**Exercise directions:**
Give the data again exactly as written, skipping any pictures.

**Source excerpt:**
[Start]
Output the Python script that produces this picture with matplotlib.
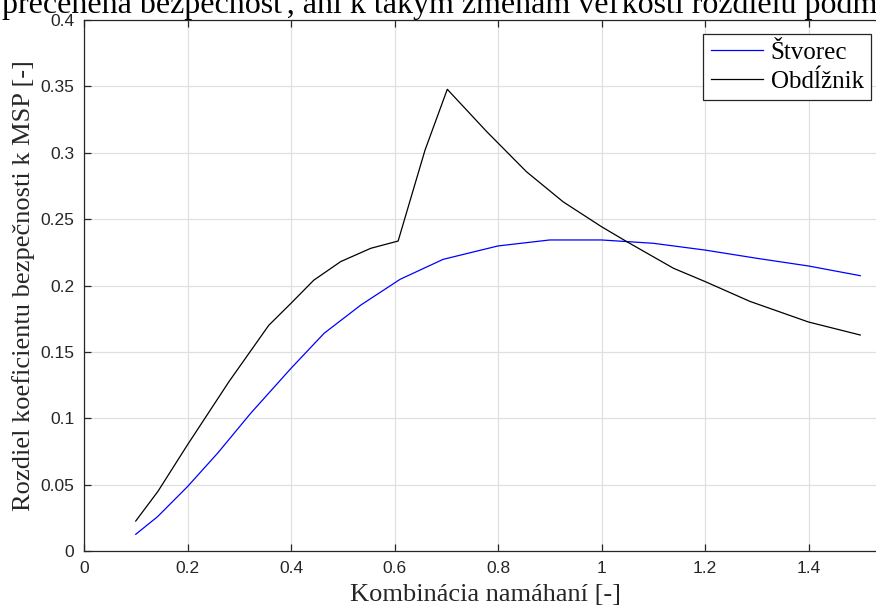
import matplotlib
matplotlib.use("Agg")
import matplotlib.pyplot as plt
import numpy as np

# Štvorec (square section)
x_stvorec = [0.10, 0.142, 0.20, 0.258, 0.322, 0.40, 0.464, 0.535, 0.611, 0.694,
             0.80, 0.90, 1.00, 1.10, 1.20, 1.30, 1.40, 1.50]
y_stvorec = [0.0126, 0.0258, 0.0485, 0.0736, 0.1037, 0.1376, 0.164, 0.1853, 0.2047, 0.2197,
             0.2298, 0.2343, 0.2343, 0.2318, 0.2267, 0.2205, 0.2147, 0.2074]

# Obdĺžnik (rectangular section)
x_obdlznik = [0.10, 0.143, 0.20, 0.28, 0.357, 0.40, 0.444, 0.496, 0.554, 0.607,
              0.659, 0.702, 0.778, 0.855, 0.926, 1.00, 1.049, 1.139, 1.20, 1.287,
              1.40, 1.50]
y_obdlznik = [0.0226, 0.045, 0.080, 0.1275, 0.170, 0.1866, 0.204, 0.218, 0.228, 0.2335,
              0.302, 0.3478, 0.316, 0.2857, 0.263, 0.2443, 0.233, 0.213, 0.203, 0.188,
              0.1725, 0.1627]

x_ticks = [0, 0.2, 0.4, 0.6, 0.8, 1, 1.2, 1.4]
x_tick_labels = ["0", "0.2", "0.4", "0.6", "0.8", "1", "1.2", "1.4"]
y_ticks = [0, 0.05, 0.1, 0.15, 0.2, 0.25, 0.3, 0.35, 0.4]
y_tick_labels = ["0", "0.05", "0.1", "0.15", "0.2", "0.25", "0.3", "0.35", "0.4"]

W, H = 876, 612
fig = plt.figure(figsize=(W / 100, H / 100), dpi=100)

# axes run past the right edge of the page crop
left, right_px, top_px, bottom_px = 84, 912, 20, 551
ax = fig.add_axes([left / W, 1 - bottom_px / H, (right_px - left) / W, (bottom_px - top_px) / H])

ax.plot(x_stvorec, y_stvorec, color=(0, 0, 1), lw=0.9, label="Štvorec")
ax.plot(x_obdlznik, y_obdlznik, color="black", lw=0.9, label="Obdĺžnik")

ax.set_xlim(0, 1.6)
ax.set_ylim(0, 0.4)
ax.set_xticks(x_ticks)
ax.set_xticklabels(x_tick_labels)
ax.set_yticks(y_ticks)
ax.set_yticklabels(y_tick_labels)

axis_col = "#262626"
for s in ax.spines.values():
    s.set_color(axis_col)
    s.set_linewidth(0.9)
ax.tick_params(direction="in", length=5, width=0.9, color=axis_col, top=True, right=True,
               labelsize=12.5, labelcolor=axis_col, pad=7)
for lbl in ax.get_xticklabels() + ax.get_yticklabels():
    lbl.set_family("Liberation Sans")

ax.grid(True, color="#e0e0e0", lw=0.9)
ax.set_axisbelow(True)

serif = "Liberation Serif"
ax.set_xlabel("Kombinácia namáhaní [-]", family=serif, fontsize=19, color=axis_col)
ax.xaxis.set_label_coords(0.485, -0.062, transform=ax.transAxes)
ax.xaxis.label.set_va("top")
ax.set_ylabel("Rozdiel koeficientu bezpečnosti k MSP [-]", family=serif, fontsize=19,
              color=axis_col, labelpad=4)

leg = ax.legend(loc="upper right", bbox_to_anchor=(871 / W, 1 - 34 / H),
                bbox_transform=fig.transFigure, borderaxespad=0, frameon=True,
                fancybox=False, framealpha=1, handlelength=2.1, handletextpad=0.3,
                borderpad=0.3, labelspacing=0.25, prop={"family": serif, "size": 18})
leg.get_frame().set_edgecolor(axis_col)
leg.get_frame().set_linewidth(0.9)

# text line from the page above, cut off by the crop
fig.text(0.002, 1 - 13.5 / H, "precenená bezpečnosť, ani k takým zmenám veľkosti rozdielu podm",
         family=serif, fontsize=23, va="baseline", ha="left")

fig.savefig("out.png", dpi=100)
[End]
**Complete response:**
Output the Python script that produces this picture with matplotlib.
import matplotlib
matplotlib.use("Agg")
import matplotlib.pyplot as plt
import numpy as np

# Štvorec (square section)
x_stvorec = [0.10, 0.142, 0.20, 0.258, 0.322, 0.40, 0.464, 0.535, 0.611, 0.694,
             0.80, 0.90, 1.00, 1.10, 1.20, 1.30, 1.40, 1.50]
y_stvorec = [0.0126, 0.0258, 0.0485, 0.0736, 0.1037, 0.1376, 0.164, 0.1853, 0.2047, 0.2197,
             0.2298, 0.2343, 0.2343, 0.2318, 0.2267, 0.2205, 0.2147, 0.2074]

# Obdĺžnik (rectangular section)
x_obdlznik = [0.10, 0.143, 0.20, 0.28, 0.357, 0.40, 0.444, 0.496, 0.554, 0.607,
              0.659, 0.702, 0.778, 0.855, 0.926, 1.00, 1.049, 1.139, 1.20, 1.287,
              1.40, 1.50]
y_obdlznik = [0.0226, 0.045, 0.080, 0.1275, 0.170, 0.1866, 0.204, 0.218, 0.228, 0.2335,
              0.302, 0.3478, 0.316, 0.2857, 0.263, 0.2443, 0.233, 0.213, 0.203, 0.188,
              0.1725, 0.1627]

x_ticks = [0, 0.2, 0.4, 0.6, 0.8, 1, 1.2, 1.4]
x_tick_labels = ["0", "0.2", "0.4", "0.6", "0.8", "1", "1.2", "1.4"]
y_ticks = [0, 0.05, 0.1, 0.15, 0.2, 0.25, 0.3, 0.35, 0.4]
y_tick_labels = ["0", "0.05", "0.1", "0.15", "0.2", "0.25", "0.3", "0.35", "0.4"]

W, H = 876, 612
fig = plt.figure(figsize=(W / 100, H / 100), dpi=100)

# axes run past the right edge of the page crop
left, right_px, top_px, bottom_px = 84, 912, 20, 551
ax = fig.add_axes([left / W, 1 - bottom_px / H, (right_px - left) / W, (bottom_px - top_px) / H])

ax.plot(x_stvorec, y_stvorec, color=(0, 0, 1), lw=0.9, label="Štvorec")
ax.plot(x_obdlznik, y_obdlznik, color="black", lw=0.9, label="Obdĺžnik")

ax.set_xlim(0, 1.6)
ax.set_ylim(0, 0.4)
ax.set_xticks(x_ticks)
ax.set_xticklabels(x_tick_labels)
ax.set_yticks(y_ticks)
ax.set_yticklabels(y_tick_labels)

axis_col = "#262626"
for s in ax.spines.values():
    s.set_color(axis_col)
    s.set_linewidth(0.9)
ax.tick_params(direction="in", length=5, width=0.9, color=axis_col, top=True, right=True,
               labelsize=12.5, labelcolor=axis_col, pad=7)
for lbl in ax.get_xticklabels() + ax.get_yticklabels():
    lbl.set_family("Liberation Sans")

ax.grid(True, color="#e0e0e0", lw=0.9)
ax.set_axisbelow(True)

serif = "Liberation Serif"
ax.set_xlabel("Kombinácia namáhaní [-]", family=serif, fontsize=19, color=axis_col)
ax.xaxis.set_label_coords(0.485, -0.062, transform=ax.transAxes)
ax.xaxis.label.set_va("top")
ax.set_ylabel("Rozdiel koeficientu bezpečnosti k MSP [-]", family=serif, fontsize=19,
              color=axis_col, labelpad=4)

leg = ax.legend(loc="upper right", bbox_to_anchor=(871 / W, 1 - 34 / H),
                bbox_transform=fig.transFigure, borderaxespad=0, frameon=True,
                fancybox=False, framealpha=1, handlelength=2.1, handletextpad=0.3,
                borderpad=0.3, labelspacing=0.25, prop={"family": serif, "size": 18})
leg.get_frame().set_edgecolor(axis_col)
leg.get_frame().set_linewidth(0.9)

# text line from the page above, cut off by the crop
fig.text(0.002, 1 - 13.5 / H, "precenená bezpečnosť, ani k takým zmenám veľkosti rozdielu podm",
         family=serif, fontsize=23, va="baseline", ha="left")

fig.savefig("out.png", dpi=100)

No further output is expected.